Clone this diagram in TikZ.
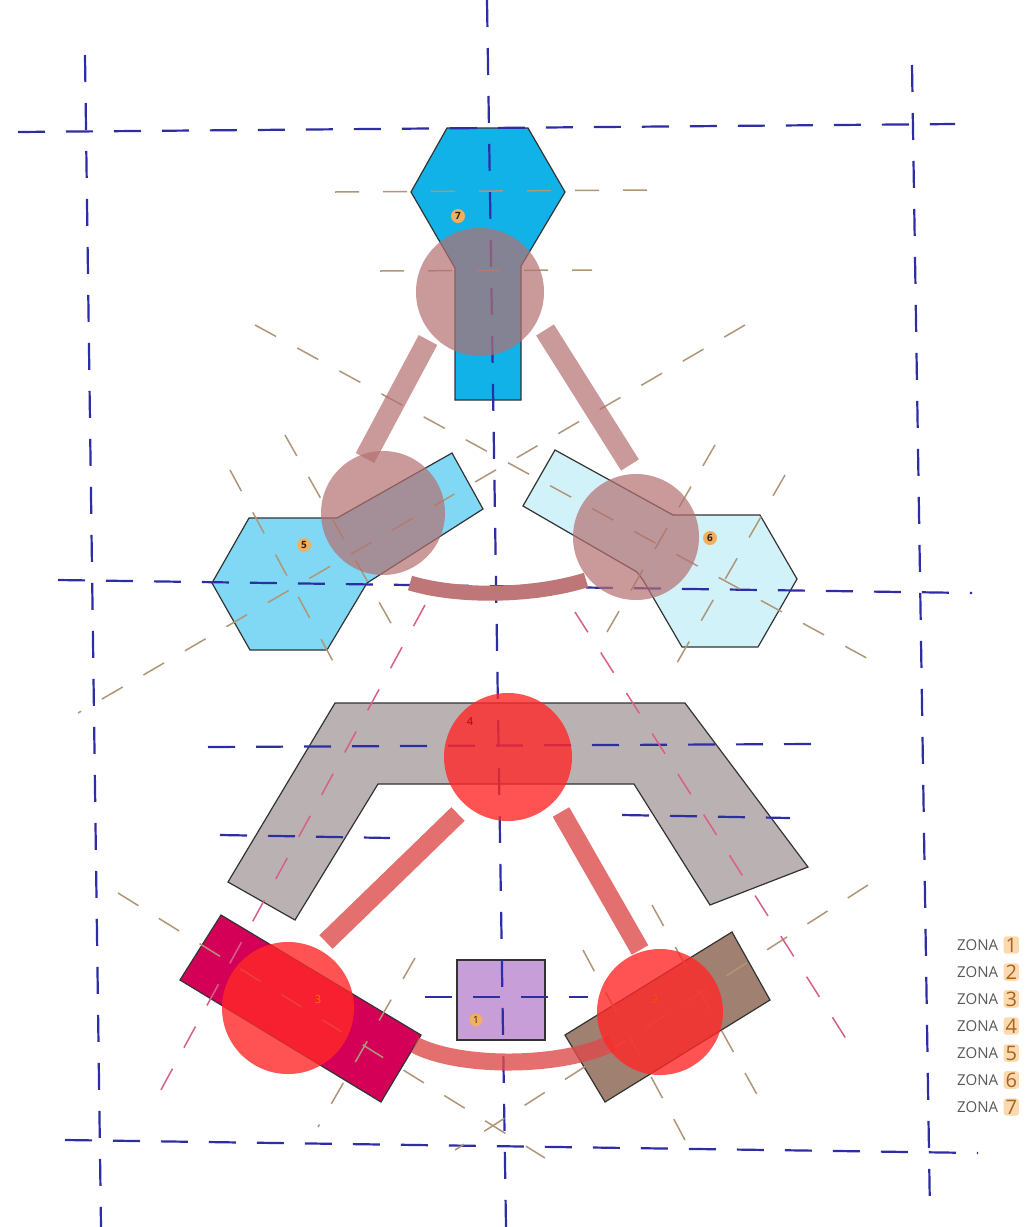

--

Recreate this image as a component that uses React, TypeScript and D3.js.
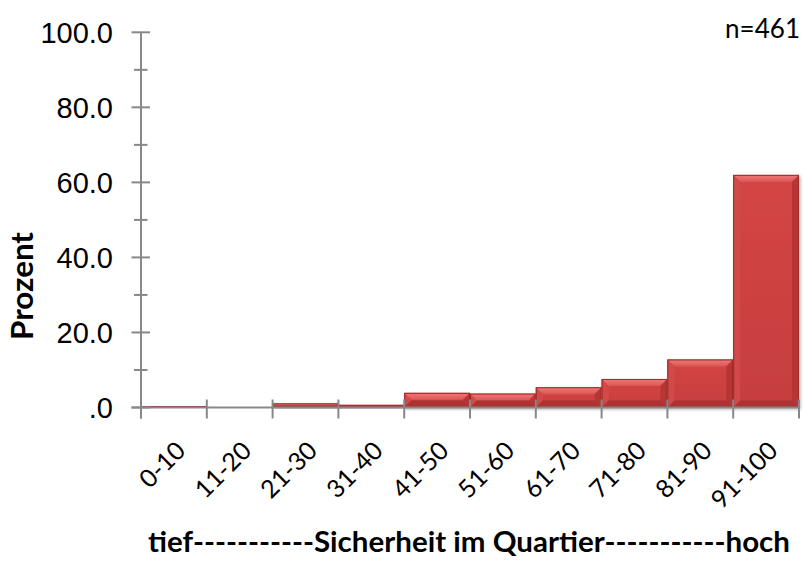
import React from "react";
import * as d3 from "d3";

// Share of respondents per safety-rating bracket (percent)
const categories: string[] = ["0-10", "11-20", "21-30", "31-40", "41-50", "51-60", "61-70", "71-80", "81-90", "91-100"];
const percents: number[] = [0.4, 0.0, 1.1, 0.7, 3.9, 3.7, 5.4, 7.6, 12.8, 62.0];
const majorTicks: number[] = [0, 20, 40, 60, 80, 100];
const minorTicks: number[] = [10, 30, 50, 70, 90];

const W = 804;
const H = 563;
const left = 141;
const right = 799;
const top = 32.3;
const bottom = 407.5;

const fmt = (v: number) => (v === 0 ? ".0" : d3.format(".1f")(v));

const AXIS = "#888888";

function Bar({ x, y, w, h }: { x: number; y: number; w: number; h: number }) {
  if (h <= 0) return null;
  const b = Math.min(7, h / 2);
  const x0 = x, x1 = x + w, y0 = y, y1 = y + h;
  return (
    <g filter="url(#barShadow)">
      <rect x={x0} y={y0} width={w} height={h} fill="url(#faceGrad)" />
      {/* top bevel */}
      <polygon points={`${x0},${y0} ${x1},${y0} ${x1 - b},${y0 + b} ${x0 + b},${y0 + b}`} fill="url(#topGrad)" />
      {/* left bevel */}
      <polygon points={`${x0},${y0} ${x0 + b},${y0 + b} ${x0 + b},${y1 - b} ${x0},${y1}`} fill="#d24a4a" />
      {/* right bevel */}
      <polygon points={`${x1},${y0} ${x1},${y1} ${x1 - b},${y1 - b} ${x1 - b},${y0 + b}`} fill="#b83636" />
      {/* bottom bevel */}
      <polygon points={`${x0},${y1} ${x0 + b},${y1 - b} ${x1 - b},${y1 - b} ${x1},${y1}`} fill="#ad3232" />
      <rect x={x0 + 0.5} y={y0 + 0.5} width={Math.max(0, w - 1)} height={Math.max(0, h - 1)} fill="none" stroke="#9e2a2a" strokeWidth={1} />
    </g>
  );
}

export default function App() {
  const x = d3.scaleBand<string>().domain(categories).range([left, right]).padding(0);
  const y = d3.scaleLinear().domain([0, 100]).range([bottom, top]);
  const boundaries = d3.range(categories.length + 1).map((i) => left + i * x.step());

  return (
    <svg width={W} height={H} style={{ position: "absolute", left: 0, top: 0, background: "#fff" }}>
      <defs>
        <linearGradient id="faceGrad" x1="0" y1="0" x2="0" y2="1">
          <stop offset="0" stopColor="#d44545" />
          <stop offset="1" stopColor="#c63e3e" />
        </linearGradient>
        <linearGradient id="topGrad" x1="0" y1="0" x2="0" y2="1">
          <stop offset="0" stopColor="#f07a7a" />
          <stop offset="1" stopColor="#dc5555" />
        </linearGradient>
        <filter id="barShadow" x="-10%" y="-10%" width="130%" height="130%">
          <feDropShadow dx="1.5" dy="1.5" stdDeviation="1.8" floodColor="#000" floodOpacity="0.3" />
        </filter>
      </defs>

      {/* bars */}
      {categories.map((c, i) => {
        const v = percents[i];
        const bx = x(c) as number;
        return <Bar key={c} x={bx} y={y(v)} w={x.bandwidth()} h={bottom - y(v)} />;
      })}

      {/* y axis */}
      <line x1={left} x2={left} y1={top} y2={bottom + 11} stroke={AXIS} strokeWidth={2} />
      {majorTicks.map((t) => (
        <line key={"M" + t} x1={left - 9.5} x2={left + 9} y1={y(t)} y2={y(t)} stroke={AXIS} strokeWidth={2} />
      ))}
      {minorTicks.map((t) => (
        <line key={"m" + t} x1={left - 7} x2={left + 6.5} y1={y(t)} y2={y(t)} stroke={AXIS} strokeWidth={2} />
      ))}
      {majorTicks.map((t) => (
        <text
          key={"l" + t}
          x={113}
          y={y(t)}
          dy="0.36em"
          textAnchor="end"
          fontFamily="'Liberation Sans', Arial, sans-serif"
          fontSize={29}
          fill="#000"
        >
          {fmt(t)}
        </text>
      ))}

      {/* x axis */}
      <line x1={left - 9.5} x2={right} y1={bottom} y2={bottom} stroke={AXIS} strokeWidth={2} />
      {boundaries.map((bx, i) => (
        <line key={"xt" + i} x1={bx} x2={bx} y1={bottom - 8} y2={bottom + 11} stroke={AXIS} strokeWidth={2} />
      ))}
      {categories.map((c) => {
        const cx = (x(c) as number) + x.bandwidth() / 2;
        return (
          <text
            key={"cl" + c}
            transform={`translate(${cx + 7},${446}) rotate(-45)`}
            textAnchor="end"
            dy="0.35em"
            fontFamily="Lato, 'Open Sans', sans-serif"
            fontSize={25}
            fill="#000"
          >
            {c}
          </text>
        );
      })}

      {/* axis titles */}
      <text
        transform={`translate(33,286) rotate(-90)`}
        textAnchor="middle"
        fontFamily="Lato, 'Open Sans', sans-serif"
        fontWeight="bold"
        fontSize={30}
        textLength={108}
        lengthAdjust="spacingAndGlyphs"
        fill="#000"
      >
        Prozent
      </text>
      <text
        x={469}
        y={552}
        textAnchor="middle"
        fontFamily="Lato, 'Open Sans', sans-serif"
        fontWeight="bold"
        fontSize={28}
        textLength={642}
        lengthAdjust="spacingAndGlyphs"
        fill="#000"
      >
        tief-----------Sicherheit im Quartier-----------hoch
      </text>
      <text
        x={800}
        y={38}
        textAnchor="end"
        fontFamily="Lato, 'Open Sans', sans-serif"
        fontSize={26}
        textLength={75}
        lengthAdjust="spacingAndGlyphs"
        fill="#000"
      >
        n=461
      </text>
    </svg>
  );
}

» **Objective**: Using the data above, extract exactly the lines from the one containing "Recreate this image" through the one containing "import * as". Pictures are left out.

» **Solution below**:
Recreate this image as a component that uses React, TypeScript and D3.js.
import React from "react";
import * as d3 from "d3";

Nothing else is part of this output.